The elasticity of the sling depends on the weave of the material and the way it is assembled and is a complex thing to analyze. This is mostly handled by test measurements to determine the spring rate of the finished item rather than any prediction that would require modeling 10,000 different fibers in complex paths including friction and restrictions from interactions between the fibers.

It is generally the policy to assemble slings so that there are no options where elasticity makes a difference.

Here's a document covering spring rate; note that it is not a constant for synthetic fiber slings: https://apps.dtic.mil/sti/tr/pdf/AD0747814.pdf There are several charts for different materials and specific constructions.

The following is in that document:



I would add that slings degrade from use and modeling textile damage is even more difficult.

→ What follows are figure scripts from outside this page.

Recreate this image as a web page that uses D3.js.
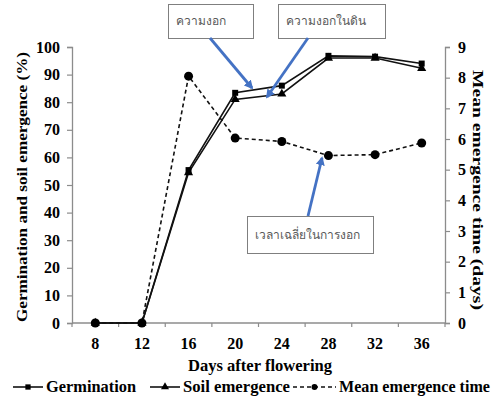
<!DOCTYPE html>
<html>
<head>
<meta charset="utf-8">
<script src="https://cdn.jsdelivr.net/npm/d3@7"></script>
<style>
  body { margin: 0; background: #fff; }
  text { font-family: "Liberation Serif", "Times New Roman", serif; }
</style>
</head>
<body>
<div id="chart"></div>
<script>
// data
const days = [8, 12, 16, 20, 24, 28, 32, 36];
const germination = [0, 0, 55.4, 83.4, 86, 96.8, 96.5, 94];
const soilEmergence = [0, 0, 54.5, 81, 83, 96, 96, 92.3];
const meanEmergenceTime = [0, 0, 8.05, 6.03, 5.92, 5.46, 5.49, 5.87];
const leftTicks = [0, 10, 20, 30, 40, 50, 60, 70, 80, 90, 100];
const rightTicks = [0, 1, 2, 3, 4, 5, 6, 7, 8, 9];

const notes = [
  { text: "ความงอก", box: [168, 4, 85, 34], from: [210, 38], to: [252, 88] },
  { text: "ความงอกในดิน", box: [278, 4, 107, 34], from: [308, 38], to: [267, 97] },
  { text: "เวลาเฉลี่ยในการงอก", box: [247, 216, 126, 37], from: [308, 216], to: [322, 158] }
];

const W = 494, H = 398;
const margin = { top: 47, right: 49, bottom: 75, left: 72 },
  width = W - margin.left - margin.right,
  height = H - margin.top - margin.bottom;

const svg = d3.select("#chart").append("svg")
  .attr("width", W).attr("height", H);

const defs = svg.append("defs");
defs.append("marker")
  .attr("id", "arrow").attr("viewBox", "0 0 10 10")
  .attr("refX", 8).attr("refY", 5)
  .attr("markerWidth", 3.2).attr("markerHeight", 3.2)
  .attr("orient", "auto")
  .append("path").attr("d", "M0,0L10,5L0,10z").attr("fill", "#4472c4");

const g = svg.append("g").attr("transform", `translate(${margin.left},${margin.top})`);

const x = d3.scaleBand().domain(days).range([0, width]);
const xc = d => x(d) + x.bandwidth() / 2;
const yL = d3.scaleLinear().domain([0, 100]).range([height, 0]);
const yR = d3.scaleLinear().domain([0, 9]).range([height, 0]);

const axisColor = "#8c8c8c";

// X axis: ticks at category borders, labels at centres
const xAxis = g.append("g").attr("transform", `translate(0,${height})`);
xAxis.append("line").attr("x1", 0).attr("x2", width).attr("stroke", axisColor).attr("stroke-width", 1.3);
xAxis.selectAll(".tk").data(days.concat([null]))
  .join("line")
  .attr("x1", (d, i) => i * x.bandwidth()).attr("x2", (d, i) => i * x.bandwidth())
  .attr("y1", 0).attr("y2", 4)
  .attr("stroke", axisColor).attr("stroke-width", 1.2);
xAxis.selectAll(".lb").data(days)
  .join("text")
  .attr("x", xc).attr("y", 26)
  .attr("text-anchor", "middle")
  .attr("font-size", 16).attr("font-weight", "bold")
  .text(d => d);

// left axis
const yAxisL = g.append("g")
  .call(d3.axisLeft(yL).tickValues(leftTicks).tickSize(5).tickPadding(7));
yAxisL.select(".domain").attr("stroke", axisColor).attr("stroke-width", 1.3);
yAxisL.selectAll(".tick line").attr("stroke", axisColor).attr("stroke-width", 1.2);
yAxisL.selectAll(".tick text").attr("font-size", 16).attr("font-weight", "bold")
  .attr("font-family", "Liberation Serif").attr("fill", "#000");

// right axis
const yAxisR = g.append("g").attr("transform", `translate(${width},0)`)
  .call(d3.axisRight(yR).tickValues(rightTicks).tickSize(5).tickPadding(8));
yAxisR.select(".domain").attr("stroke", axisColor).attr("stroke-width", 1.3);
yAxisR.selectAll(".tick line").attr("stroke", axisColor).attr("stroke-width", 1.2);
yAxisR.selectAll(".tick text").attr("font-size", 16).attr("font-weight", "bold")
  .attr("font-family", "Liberation Serif").attr("fill", "#000");

// axis titles
svg.append("text")
  .attr("transform", `translate(22,${187}) rotate(-90)`)
  .attr("text-anchor", "middle").attr("dy", "0.35em")
  .attr("font-size", 15.5).attr("font-weight", "bold")
  .attr("textLength", 270).attr("lengthAdjust", "spacingAndGlyphs")
  .text("Germination and soil emergence (%)");
svg.append("text")
  .attr("transform", `translate(478,${190}) rotate(90)`)
  .attr("text-anchor", "middle").attr("dy", "0.35em")
  .attr("font-size", 14.5).attr("font-weight", "bold")
  .attr("textLength", 240).attr("lengthAdjust", "spacingAndGlyphs")
  .text("Mean emergence time (days)");
svg.append("text")
  .attr("x", 260).attr("y", 371)
  .attr("text-anchor", "middle").attr("font-size", 16).attr("font-weight", "bold")
  .attr("textLength", 144).attr("lengthAdjust", "spacingAndGlyphs")
  .text("Days after flowering");

// series
const lineL = d3.line().x((d, i) => xc(days[i])).y(d => yL(d));
const lineR = d3.line().x((d, i) => xc(days[i])).y(d => yR(d));

g.append("path").datum(meanEmergenceTime).attr("d", lineR)
  .attr("fill", "none").attr("stroke", "#111").attr("stroke-width", 1.6)
  .attr("stroke-dasharray", "4,3");
g.append("path").datum(soilEmergence).attr("d", lineL)
  .attr("fill", "none").attr("stroke", "#111").attr("stroke-width", 1.6);
g.append("path").datum(germination).attr("d", lineL)
  .attr("fill", "none").attr("stroke", "#111").attr("stroke-width", 1.6);

g.selectAll(".mc").data(meanEmergenceTime).join("circle")
  .attr("cx", (d, i) => xc(days[i])).attr("cy", d => yR(d)).attr("r", 4.5).attr("fill", "#000");
g.selectAll(".tr").data(soilEmergence).join("path")
  .attr("transform", (d, i) => `translate(${xc(days[i])},${yL(d)})`)
  .attr("d", d3.symbol(d3.symbolTriangle, 36)).attr("fill", "#000");
g.selectAll(".sq").data(germination).join("path")
  .attr("transform", (d, i) => `translate(${xc(days[i])},${yL(d)})`)
  .attr("d", d3.symbol(d3.symbolSquare, 36)).attr("fill", "#000");

// annotations
const ann = svg.append("g");
notes.forEach(n => {
  ann.append("rect")
    .attr("x", n.box[0] + 0.5).attr("y", n.box[1] + 0.5)
    .attr("width", n.box[2]).attr("height", n.box[3])
    .attr("fill", "#fff").attr("stroke", "#7f7f7f").attr("stroke-width", 1);
  ann.append("text")
    .attr("x", n.box[0] + 8).attr("y", n.box[1] + n.box[3] / 2 + 4)
    .attr("font-family", "Tahoma, 'Noto Sans Thai', 'DejaVu Sans', sans-serif")
    .attr("font-size", 12).attr("fill", "#595959")
    .text(n.text);
  ann.append("line")
    .attr("x1", n.from[0]).attr("y1", n.from[1])
    .attr("x2", n.to[0]).attr("y2", n.to[1])
    .attr("stroke", "#4472c4").attr("stroke-width", 2.8)
    .attr("marker-end", "url(#arrow)");
});

// legend
const legend = svg.append("g").attr("transform", "translate(0,392)");
const legendItems = [
  { label: "Germination", x: 13, w: 30, tw: 90, sym: d3.symbolSquare, dash: null },
  { label: "Soil emergence", x: 150, w: 30, tw: 107, sym: d3.symbolTriangle, dash: null },
  { label: "Mean emergence time", x: 293, w: 43, tw: 151, sym: d3.symbolCircle, dash: "4,3" }
];
legendItems.forEach(it => {
  legend.append("line").attr("x1", it.x).attr("x2", it.x + it.w).attr("y1", -5).attr("y2", -5)
    .attr("stroke", "#111").attr("stroke-width", 1.6)
    .attr("stroke-dasharray", it.dash);
  legend.append("path").attr("transform", `translate(${it.x + it.w / 2},-5)`)
    .attr("d", d3.symbol(it.sym, 28)).attr("fill", "#000");
  legend.append("text").attr("x", it.x + it.w + 3).attr("y", 0)
    .attr("font-size", 16).attr("font-weight", "bold")
    .attr("textLength", it.tw).attr("lengthAdjust", "spacingAndGlyphs")
    .text(it.label);
});
</script>
</body>
</html>
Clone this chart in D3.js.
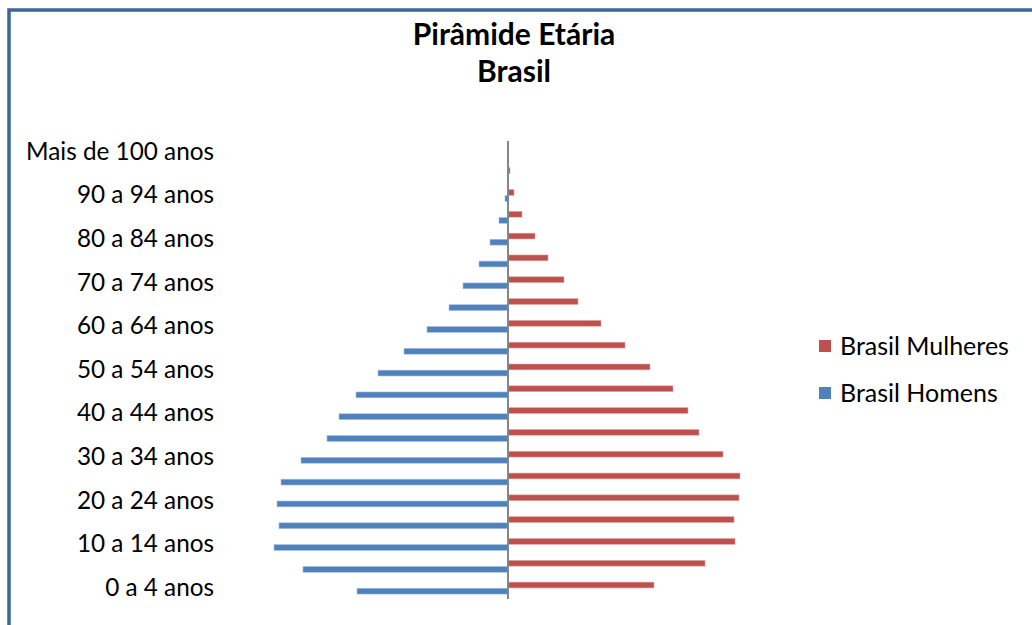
<!DOCTYPE html>
<html>
<head>
<meta charset="utf-8">
<script src="https://cdn.jsdelivr.net/npm/d3@7"></script>
<style>
body { margin: 0; background: #fff; }
text { font-family: Lato, "Open Sans", sans-serif; fill: #000; }
</style>
</head>
<body>
<div id="vizContainer"></div>
<script>
// faixas etarias, de baixo para cima
var faixas = ["0 a 4 anos", "5 a 9 anos", "10 a 14 anos", "15 a 19 anos", "20 a 24 anos",
    "25 a 29 anos", "30 a 34 anos", "35 a 39 anos", "40 a 44 anos", "45 a 49 anos",
    "50 a 54 anos", "55 a 59 anos", "60 a 64 anos", "65 a 69 anos", "70 a 74 anos",
    "75 a 79 anos", "80 a 84 anos", "85 a 89 anos", "90 a 94 anos", "95 a 99 anos",
    "Mais de 100 anos"];

// valores (unidade arbitraria)
var homens = [151, 205, 234, 229, 231, 227, 207, 181, 169, 152,
    130, 104, 81, 59, 45, 29, 18, 9, 3, 0.8, 0.3];
var mulheres = [146, 197, 227, 226, 231, 232, 215, 191, 180, 165,
    142, 117, 93, 70, 56, 40, 27, 14, 6, 2, 0.6];

// so metade das faixas aparece no eixo
var rotulos = ["0 a 4 anos", "10 a 14 anos", "20 a 24 anos", "30 a 34 anos", "40 a 44 anos",
    "50 a 54 anos", "60 a 64 anos", "70 a 74 anos", "80 a 84 anos", "90 a 94 anos",
    "Mais de 100 anos"];

var series = ["Brasil Mulheres", "Brasil Homens"];
var cores = ["#C0504D", "#4F81BD"];

var width = 1032, height = 625;

var svg = d3.select('#vizContainer').append('svg')
    .attr('width', width)
    .attr('height', height)
    .attr('viewBox', '0 0 ' + width + ' ' + height);

// moldura do grafico (sai da imagem a direita e embaixo)
svg.append('rect')
    .attr('x', 9).attr('y', 10)
    .attr('width', 1100).attr('height', 700)
    .attr('fill', 'none')
    .attr('stroke', '#3d6699')
    .attr('stroke-width', 3.5);

// titulo
var titulo = svg.append('text')
    .attr('x', 514)
    .attr('text-anchor', 'middle')
    .style('font-weight', 'bold')
    .style('font-size', '30px');
titulo.append('tspan').attr('x', 514).attr('y', 45).text('Pirâmide Etária');
titulo.append('tspan').attr('x', 514).attr('y', 82).text('Brasil');

var x = d3.scaleLinear().domain([-250, 250]).range([258, 758]);
var y = d3.scaleBand().domain(faixas).range([599, 141]);
var ySerie = d3.scaleBand().domain(series).range([0, y.bandwidth()])
    .paddingInner(0.05).paddingOuter(0.8);

var dados = faixas.map(function(f, i) {
    return { faixa: f, homens: homens[i], mulheres: mulheres[i] };
});

// barras das mulheres (direita)
svg.append('g').selectAll('rect')
    .data(dados).enter().append('rect')
    .attr('x', x(0))
    .attr('y', function(d) { return y(d.faixa) + ySerie(series[0]); })
    .attr('width', function(d) { return x(d.mulheres) - x(0); })
    .attr('height', ySerie.bandwidth())
    .attr('fill', cores[0])
    .attr('stroke', '#e2a9a7')
    .attr('stroke-width', 0.6);

// barras dos homens (esquerda)
svg.append('g').selectAll('rect')
    .data(dados).enter().append('rect')
    .attr('x', function(d) { return x(-d.homens); })
    .attr('y', function(d) { return y(d.faixa) + ySerie(series[1]); })
    .attr('width', function(d) { return x(0) - x(-d.homens); })
    .attr('height', ySerie.bandwidth())
    .attr('fill', cores[1])
    .attr('stroke', '#a9c0dd')
    .attr('stroke-width', 0.6);

// eixo zero
svg.append('line')
    .attr('x1', x(0)).attr('x2', x(0))
    .attr('y1', y.range()[1]).attr('y2', y.range()[0])
    .attr('stroke', '#868686')
    .attr('stroke-width', 2);

// rotulos das faixas, encostados na esquerda
var eixo = svg.append('g')
    .attr('transform', 'translate(214,0)')
    .call(d3.axisLeft(y).tickValues(rotulos).tickSize(0).tickPadding(0));
eixo.select('.domain').remove();
eixo.selectAll('text')
    .style('font-family', 'Lato, "Open Sans", sans-serif')
    .style('font-size', '24.3px')
    .attr('fill', '#000');

// legenda
var legenda = svg.append('g').selectAll('g')
    .data(series).enter().append('g')
    .attr('transform', function(d, i) { return 'translate(819,' + (346 + i * 47) + ')'; });
legenda.append('rect')
    .attr('x', 0).attr('y', -6)
    .attr('width', 12).attr('height', 12)
    .attr('fill', function(d, i) { return cores[i]; });
legenda.append('text')
    .attr('x', 21).attr('dy', '0.35em')
    .style('font-size', '25px')
    .text(function(d) { return d; });
</script>
</body>
</html>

oh and btw Dave, in some of the figures it said on the curve there are differences in CPS, what does the CPS mean? i have been examining the reference but i can't find it. Is it the amount of plies?

 

[Ron247]

CPS could possibly mean "Coated Polyester Sling" or "Continuous Polyester Sling" but like any acronym, you are at the mercy of the creator of it. With my luck, it could also mean "Can't Predict Safety" AKA "Don't Get Under It"

 

[Ron247]

I just want to understand the basic theory and practical aspects of modeling lifting analysis using FEA

It generally helps when everyone knows what your end goal is in terms of the responses you get. The advice for actually lifting the frame is different than the advice for learning to more accurately use FEA.

Also, there is a huge difference in someone telling you all the technical parameters to input into a FEA and reviewing a real situation or existing situation and determining how to most accurately model it. FEA scares me when I feel someone is relying on FEA for their answers and not their own ability and judgment. FEA aids you in looking at something in more detail PROVIDED you have an instinct about what is going on in general.